Short exercise: Locate every line in the records below that holds the word "with" and return each one.

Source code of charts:
--- START ---

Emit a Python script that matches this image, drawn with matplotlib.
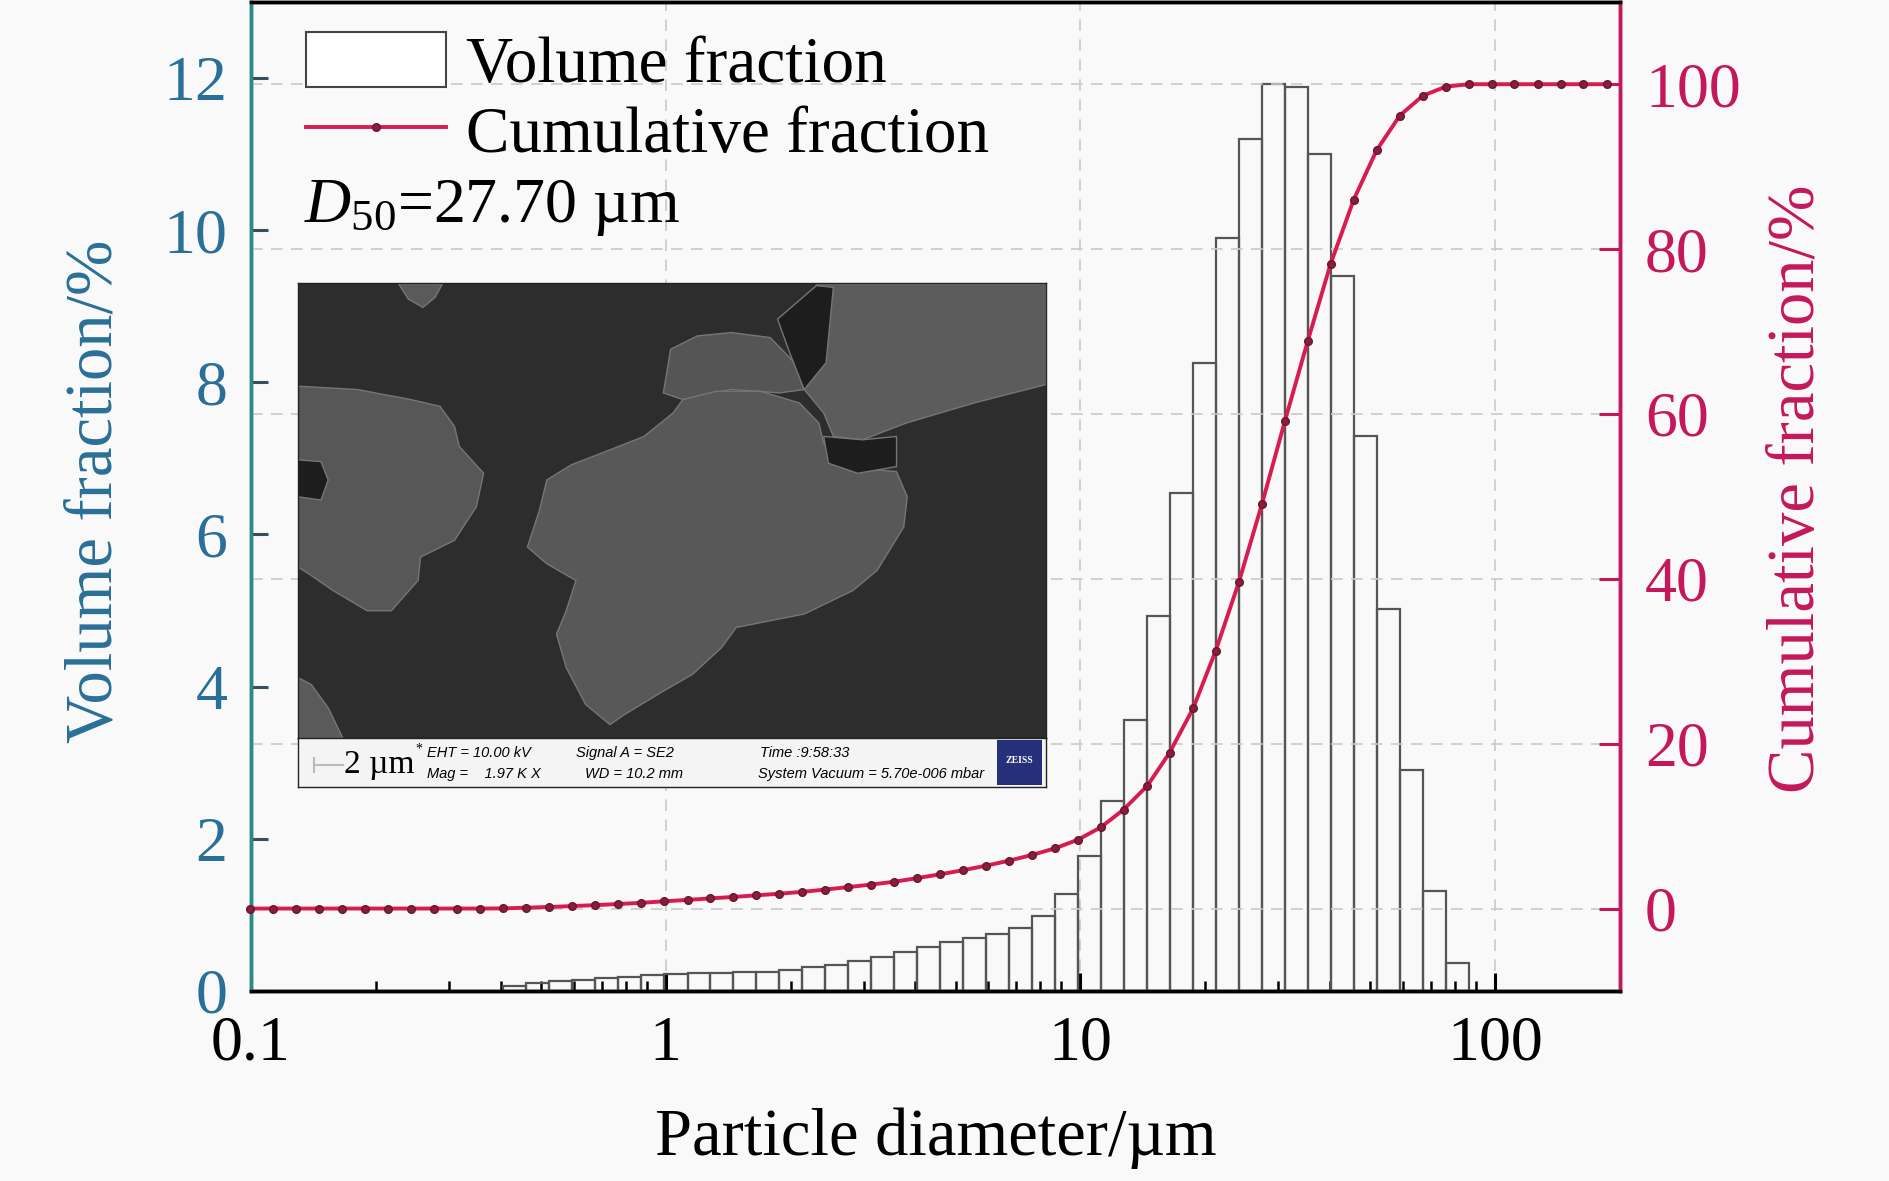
import matplotlib
matplotlib.use("Agg")
import matplotlib.pyplot as plt
import numpy as np
from matplotlib.patches import Polygon, Rectangle
from matplotlib.lines import Line2D
from matplotlib.ticker import LogLocator, NullFormatter

sizes = [0.0995, 0.113, 0.128, 0.146, 0.166, 0.188, 0.214, 0.243, 0.276, 0.314,
         0.357, 0.405, 0.460, 0.523, 0.594, 0.675, 0.767, 0.872, 0.991, 1.13,
         1.28, 1.45, 1.65, 1.88, 2.13, 2.42, 2.75, 3.12, 3.55, 4.03,
         4.58, 5.21, 5.92, 6.72, 7.64, 8.68, 9.86, 11.2, 12.7, 14.5,
         16.4, 18.7, 21.2, 24.1, 27.4, 31.1, 35.3, 40.1, 45.6, 51.8,
         58.9, 66.9, 76.0, 86.4, 98.1, 111, 127, 144, 163, 186]

# volume fraction (%) of each class between sizes[i] and sizes[i+1]
volume = [0, 0, 0, 0, 0, 0, 0, 0, 0, 0, 0,
          0.07, 0.11, 0.13, 0.15, 0.17, 0.19, 0.21, 0.22, 0.23, 0.24,
          0.25, 0.255, 0.28, 0.31, 0.34, 0.39, 0.45, 0.51, 0.58, 0.64,
          0.69, 0.75, 0.83, 0.99, 1.27, 1.77, 2.50, 3.56, 4.93, 6.55,
          8.25, 9.90, 11.20, 11.92, 11.88, 11.00, 9.40, 7.29, 5.02, 2.91,
          1.31, 0.37, 0, 0, 0, 0, 0, 0]

# cumulative fraction (%) at each size
cumulative = [0, 0, 0, 0, 0, 0, 0, 0, 0, 0,
              0, 0.02, 0.1, 0.19, 0.3, 0.41, 0.55, 0.69, 0.88, 1.05,
              1.23, 1.4, 1.6, 1.8, 2.02, 2.3, 2.6, 2.9, 3.25, 3.68,
              4.15, 4.65, 5.2, 5.8, 6.5, 7.3, 8.35, 9.86, 12.0, 14.9,
              18.9, 24.3, 31.3, 39.6, 49.1, 59.1, 68.8, 78.2, 86.0, 92.0,
              96.2, 98.6, 99.7, 100, 100, 100, 100, 100, 100, 100]

x_ticks = [0.1, 1, 10, 100]
x_tick_labels = ["0.1", "1", "10", "100"]
left_ticks = [0, 2, 4, 6, 8, 10, 12]
right_ticks = [0, 20, 40, 60, 80, 100]
d50 = 27.70

plt.rcParams['font.family'] = ['Liberation Serif', 'DejaVu Serif']
plt.rcParams['mathtext.fontset'] = 'custom'
plt.rcParams['mathtext.rm'] = 'Liberation Serif'
plt.rcParams['mathtext.it'] = 'Liberation Serif:italic'

BG = '#f9f9f9'
LEFT_C = '#2a6f97'
SPINE_L = '#2a8a86'
RIGHT_C = '#c4185a'
LINE_C = '#d81b50'
GRID_C = '#cacaca'

fig = plt.figure(figsize=(18.89, 11.81), dpi=100, facecolor=BG)
ax = fig.add_axes([0.1329, 0.1609, 0.7247, 0.8376])
ax.set_facecolor(BG)
ax2 = ax.twinx()

ax.set_xscale('log')
ax.set_xlim(0.1, 200)
ax.set_ylim(0, 13)
ax2.set_ylim(-10, 110)

# histogram bars
edges = np.array(sizes)
vol = np.array(volume)
keep = vol > 0
lo = edges[:-1][keep]
hi = edges[1:][keep]
ax.bar(lo, vol[keep], width=hi - lo, align='edge', fill=False,
       edgecolor='#555555', linewidth=1.6, zorder=3)

# cumulative curve
ax2.plot(sizes, cumulative, color=LINE_C, lw=2.8, marker='o', ms=5.5,
         mfc='#8a1c3c', mec='#6b1530', zorder=4, clip_on=False)

# ticks
ax.set_xticks(x_ticks)
ax.set_xticklabels(x_tick_labels)
ax.xaxis.set_minor_locator(LogLocator(base=10, subs=np.arange(2, 10)))
ax.xaxis.set_minor_formatter(NullFormatter())
ax.tick_params(axis='x', which='major', direction='in', length=13, width=2.2,
               labelsize=46, pad=18, top=False)
ax.tick_params(axis='x', which='minor', direction='in', length=7, width=1.8, top=False)
ax.set_yticks(left_ticks)
ax.tick_params(axis='y', direction='in', length=12, width=2.2, color='#34505a',
               labelcolor=LEFT_C, labelsize=46, pad=17)
ax2.set_yticks(right_ticks)
ax2.tick_params(axis='y', direction='in', length=15, width=2.2, color=RIGHT_C,
                labelcolor=RIGHT_C, labelsize=46, pad=18)

# grid
ax.grid(True, axis='x', which='major', color=GRID_C, linestyle=(0, (7, 5)), linewidth=1.2)
ax2.grid(True, axis='y', color=GRID_C, linestyle=(0, (7, 5)), linewidth=1.2)

for a in (ax, ax2):
    for s in a.spines.values():
        s.set_linewidth(2.5)
    a.spines['left'].set_color(SPINE_L)
    a.spines['right'].set_color(RIGHT_C)
    a.spines['top'].set_color('black')
    a.spines['bottom'].set_color('black')

# labels
ax.set_xlabel('Particle diameter/µm', fontsize=48)
ax.xaxis.set_label_coords(0.5, -0.118)
ax.set_ylabel('Volume fraction/%', fontsize=48, color=LEFT_C, va='center', ha='center')
ax.yaxis.set_label_coords(-0.1140, 0.5056)
ax2.set_ylabel('Cumulative fraction/%', fontsize=48, color=RIGHT_C, va='center',
               ha='center', rotation=90)
ax2.yaxis.set_label_coords(1.129, 0.5076)

# legend
box = Rectangle((0, 0), 1, 1, facecolor='white', edgecolor='#444444', linewidth=1.5)
line = Line2D([], [], color=LINE_C, lw=2.8, marker='o', ms=5.5, mfc='#8a1c3c', mec='#6b1530')
ax2.legend([box, line], ['Volume fraction', 'Cumulative fraction'], loc='upper left',
           bbox_to_anchor=(0.040, 0.969), frameon=False, fontsize=47, handlelength=2.15,
           handleheight=0.9, handletextpad=0.3, labelspacing=0.1, borderpad=0,
           borderaxespad=0)
ax2.text(0.039, 0.777, r'$D_{50}$=' + f'{d50:.2f} µm', transform=ax.transAxes,
         fontsize=46, va='baseline')

# SEM micrograph inset (drawn as a sketch)
sem = fig.add_axes([0.1578, 0.3751, 0.396, 0.3853])
sem.set_facecolor('#2d2d2d')
sem.set_xlim(0, 1)
sem.set_ylim(0, 1)
sem.set_xticks([])
sem.set_yticks([])
for s in sem.spines.values():
    s.set_linewidth(1.0)
    s.set_color('#222222')


def outline(pts):
    return [((x - 8) / 1540, 1 - (y - 12) / 1358) for x, y in pts]


shapes = [
    ([(1075, 15), (1548, 15), (1548, 315), (1400, 370), (1260, 430), (1170, 480),
      (1110, 470), (1090, 400), (1050, 330), (1030, 220), (1045, 120), (1075, 60)], '#5c5c5c'),
    ([(760, 340), (775, 210), (830, 170), (900, 160), (980, 175), (1030, 250),
      (1050, 330), (1000, 340), (900, 330), (800, 360)], '#555555'),
    ([(480, 800), (505, 690), (520, 600), (570, 555), (650, 510), (720, 470), (780, 400),
      (800, 360), (870, 335), (960, 335), (1040, 370), (1080, 430), (1090, 490),
      (1130, 560), (1240, 575), (1262, 650), (1255, 740), (1200, 870), (1150, 930),
      (1050, 1000), (910, 1040), (880, 1100), (820, 1180), (760, 1230), (680, 1300),
      (650, 1330), (600, 1270), (560, 1160), (540, 1060), (560, 990), (580, 900),
      (520, 850)], '#585858'),
    ([(8, 320), (130, 330), (240, 360), (300, 380), (330, 440), (340, 500), (390, 580),
      (375, 680), (330, 780), (260, 830), (255, 900), (200, 990), (150, 990), (80, 930),
      (30, 880), (8, 860)], '#575757'),
    ([(215, 15), (305, 15), (290, 55), (265, 85), (235, 60)], '#5a5a5a'),
    ([(8, 1190), (35, 1210), (70, 1280), (100, 1370), (8, 1370)], '#5a5a5a'),
    ([(1090, 470), (1170, 480), (1240, 470), (1240, 560), (1160, 580), (1100, 550)], '#1d1d1d'),
    ([(995, 120), (1075, 20), (1110, 25), (1095, 250), (1050, 330), (1020, 220)], '#1d1d1d'),
    ([(8, 540), (55, 545), (70, 600), (55, 660), (8, 650)], '#1d1d1d'),
]
for pts, col in shapes:
    sem.add_patch(Polygon(outline(pts), closed=True, facecolor=col,
                          edgecolor='#767676', linewidth=1.0))

info = fig.add_axes([0.1578, 0.3336, 0.396, 0.0415])
info.set_facecolor('#f4f4f4')
info.set_xlim(0, 1)
info.set_ylim(0, 1)
info.set_xticks([])
info.set_yticks([])
for s in info.spines.values():
    s.set_linewidth(1.0)
    s.set_color('#222222')
info.plot([0.021, 0.06], [0.45, 0.45], color='#bbbbbb', lw=1.5)
info.plot([0.021, 0.021], [0.3, 0.6], color='#bbbbbb', lw=1.5)
info.text(0.061, 0.45, '2 µm', fontsize=24, va='center', ha='left')
info.text(0.157, 0.78, '*', fontsize=10, va='center', ha='left')
sans = dict(family='Liberation Sans', style='italic', fontsize=10.5, va='center', ha='left')
info.text(0.172, 0.70, 'EHT = 10.00 kV', **sans)
info.text(0.172, 0.27, 'Mag =    1.97 K X', **sans)
info.text(0.372, 0.70, 'Signal A = SE2', **sans)
info.text(0.383, 0.27, 'WD = 10.2 mm', **sans)
info.text(0.617, 0.70, 'Time :9:58:33', **sans)
info.text(0.615, 0.27, 'System Vacuum = 5.70e-006 mbar', clip_on=True, **sans)
info.add_patch(Rectangle((0.934, 0.05), 0.06, 0.9, facecolor='#26307a', edgecolor='none', zorder=5))
info.text(0.964, 0.55, 'ZEISS', color='white', fontsize=7, fontweight='bold',
          ha='center', va='center', zorder=6)

fig.savefig('out.png', dpi=100, facecolor=BG)
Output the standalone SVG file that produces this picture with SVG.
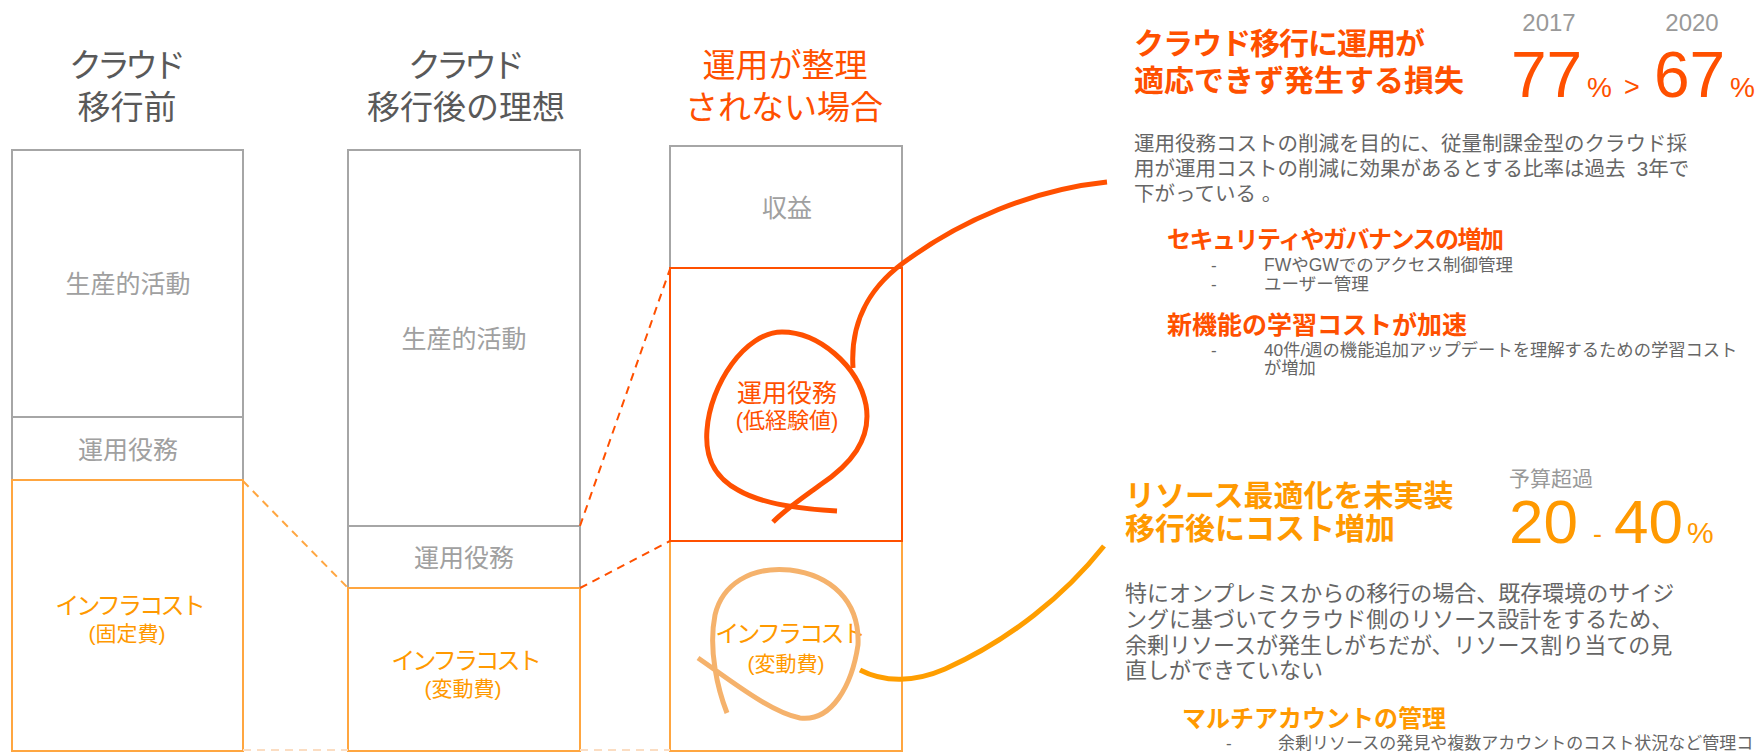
<svg xmlns="http://www.w3.org/2000/svg" width="1758" height="752" viewBox="0 0 1758 752">
<style>
text{font-family:"Liberation Sans","Noto Sans CJK JP",sans-serif}
.ttl{font-size:33px;text-anchor:middle}
.kt{letter-spacing:-5px}
.g{fill:#595959}
.red{fill:#FF5000}
.org{fill:#FF9900}
.lbl{font-size:25px;fill:#A0A0A0;text-anchor:middle}
.inf{font-size:24px;fill:#FF9900;text-anchor:middle;letter-spacing:-2.8px}
.sub{font-size:21px;text-anchor:middle}
.boxg{fill:none;stroke:#A6A6A6;stroke-width:2}
.boxo{fill:none;stroke:#FFA640;stroke-width:2}
.boxr{fill:none;stroke:#FF5000;stroke-width:2}
.h{font-weight:bold}
.p{fill:#666666}
.num{font-family:"Liberation Sans",sans-serif}
.dash{fill:none;stroke-width:2;stroke-dasharray:8 6}
.curve{fill:none;stroke-width:5;stroke-linecap:butt}
</style>

<g id="col1">
  <text class="ttl g kt" x="125" y="77">クラウド</text>
  <text class="ttl g" x="127" y="119">移行前</text>
  <rect class="boxg" x="12" y="150" width="231" height="267"/>
  <text class="lbl" x="128" y="293">生産的活動</text>
  <rect class="boxg" x="12" y="417" width="231" height="63"/>
  <text class="lbl" x="128" y="459">運用役務</text>
  <rect class="boxo" x="12" y="480" width="231" height="271"/>
  <text class="inf" x="129" y="614">インフラコスト</text>
  <text class="sub org" x="127" y="641">(固定費)</text>
</g>

<g id="col2">
  <text class="ttl g kt" x="464" y="77">クラウド</text>
  <text class="ttl g" x="466" y="119">移行後の理想</text>
  <rect class="boxg" x="348" y="150" width="232" height="376"/>
  <text class="lbl" x="464" y="348">生産的活動</text>
  <rect class="boxg" x="348" y="526" width="232" height="62"/>
  <text class="lbl" x="464" y="567">運用役務</text>
  <rect class="boxo" x="348" y="588" width="232" height="163"/>
  <text class="inf" x="465" y="669">インフラコスト</text>
  <text class="sub org" x="463" y="696">(変動費)</text>
</g>

<g id="col3">
  <text class="ttl red" x="785" y="77">運用が整理</text>
  <text class="ttl red" x="784" y="119">されない場合</text>
  <rect class="boxg" x="670" y="146" width="232" height="122"/>
  <text class="lbl" x="787" y="217">収益</text>
  <rect class="boxo" x="670" y="541" width="232" height="210"/>
  <rect class="boxr" x="670" y="268" width="232" height="273"/>
  <text class="red" x="787" y="402" font-size="25" text-anchor="middle">運用役務</text>
  <text class="red" x="787" y="428" font-size="22" text-anchor="middle">(低経験値)</text>
  <text class="inf" x="789" y="642">インフラコスト</text>
  <text class="sub org" x="786" y="671">(変動費)</text>
</g>

<g id="connectors">
  <line class="dash" x1="243" y1="481" x2="348" y2="588" stroke="#FFA640"/>
  <line class="dash" x1="580" y1="526" x2="670" y2="269" stroke="#FF5000"/>
  <line class="dash" x1="580" y1="588" x2="670" y2="541" stroke="#FF5000"/>
  <line class="dash" x1="243" y1="750" x2="348" y2="750" stroke="#FBDDC2"/>
  <line class="dash" x1="580" y1="750" x2="670" y2="750" stroke="#FBDDC2"/>
  <path class="curve" stroke="#FF5000" d="M 837 511 C 800 509 760 503 738 490 C 712 476 705 455 707 430 C 710 385 745 332 782 332 C 818 332 858 365 866 405 C 872 440 850 465 820 485 C 805 496 787 508 773 522"/>
  <path class="curve" stroke="#F5B26C" d="M 698 658 C 730 680 770 712 800 718 C 832 722 852 685 858 645 C 860 600 830 575 790 570 C 750 566 722 585 715 615 C 708 650 718 690 727 713"/>
  <path class="curve" stroke="#FF5000" d="M 853 368 C 850 320 870 285 910 258 C 960 222 1030 190 1107 182"/>
  <path class="curve" stroke="#FF9E00" d="M 860 670 C 885 683 915 682 945 669 C 1010 640 1065 595 1104 546"/>
</g>

<g id="panel-ops">
  <text class="red h" x="1134" y="54" font-size="30" letter-spacing="-1">クラウド移行に運用が</text>
  <text class="red h" x="1134" y="91" font-size="30">適応できず発生する損失</text>
  <text class="num" x="1549" y="31" font-size="24" fill="#999999" text-anchor="middle">2017</text>
  <text class="num" x="1692" y="31" font-size="24" fill="#999999" text-anchor="middle">2020</text>
  <text class="num red" x="1511" y="97" font-size="64">77</text>
  <text class="num red" x="1587" y="97" font-size="28">%</text>
  <text class="num red" x="1624" y="96" font-size="27">&gt;</text>
  <text class="num red" x="1654" y="97" font-size="64">67</text>
  <text class="num red" x="1730" y="97" font-size="28">%</text>
  <text class="p" x="1134" y="151" font-size="20.5">運用役務コストの削減を目的に、従量制課金型のクラウド採</text>
  <text class="p" x="1134" y="176" font-size="20.5" xml:space="preserve">用が運用コストの削減に効果があるとする比率は過去  3年で</text>
  <text class="p" x="1134" y="201" font-size="20.5">下がっている 。</text>
  <text class="red h" x="1167" y="248" font-size="24" letter-spacing="-1.5">セキュリティやガバナンスの増加</text>
  <text class="p" x="1211" y="271" font-size="17">-</text>
  <text class="p" x="1264" y="271" font-size="17.5">FWやGWでのアクセス制御管理</text>
  <text class="p" x="1211" y="290" font-size="17">-</text>
  <text class="p" x="1264" y="290" font-size="17.5">ユーザー管理</text>
  <text class="red h" x="1167" y="334" font-size="25">新機能の学習コストが加速</text>
  <text class="p" x="1211" y="356" font-size="17">-</text>
  <text class="p" x="1264" y="356" font-size="17.3">40件/週の機能追加アップデートを理解するための学習コスト</text>
  <text class="p" x="1264" y="374" font-size="17.3">が増加</text>
</g>

<g id="panel-resource">
  <text class="org h" x="1125" y="506" font-size="30">リソース最適化を未実装</text>
  <text class="org h" x="1125" y="539" font-size="30">移行後にコスト増加</text>
  <text x="1509" y="486" font-size="21" fill="#999999">予算超過</text>
  <text class="num org" x="1509" y="543" font-size="62">20</text>
  <text class="num org" x="1593" y="543" font-size="27">-</text>
  <text class="num org" x="1614" y="543" font-size="62">40</text>
  <text class="num org" x="1687" y="543" font-size="30">%</text>
  <text class="p" x="1125" y="601" font-size="22">特にオンプレミスからの移行の場合、既存環境のサイジ</text>
  <text class="p" x="1125" y="627" font-size="22">ングに基づいてクラウド側のリソース設計をするため、</text>
  <text class="p" x="1125" y="653" font-size="22">余剰リソースが発生しがちだが、リソース割り当ての見</text>
  <text class="p" x="1125" y="678" font-size="22">直しができていない</text>
  <text class="org h" x="1182" y="727" font-size="24">マルチアカウントの管理</text>
  <text class="p" x="1226" y="749" font-size="17">-</text>
  <text class="p" x="1278" y="749" font-size="17">余剰リソースの発見や複数アカウントのコスト状況など管理コ</text>
</g>
</svg>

--- END ---

Solution to the exercise:
Emit a Python script that matches this image, drawn with matplotlib.
Output the standalone SVG file that produces this picture with SVG.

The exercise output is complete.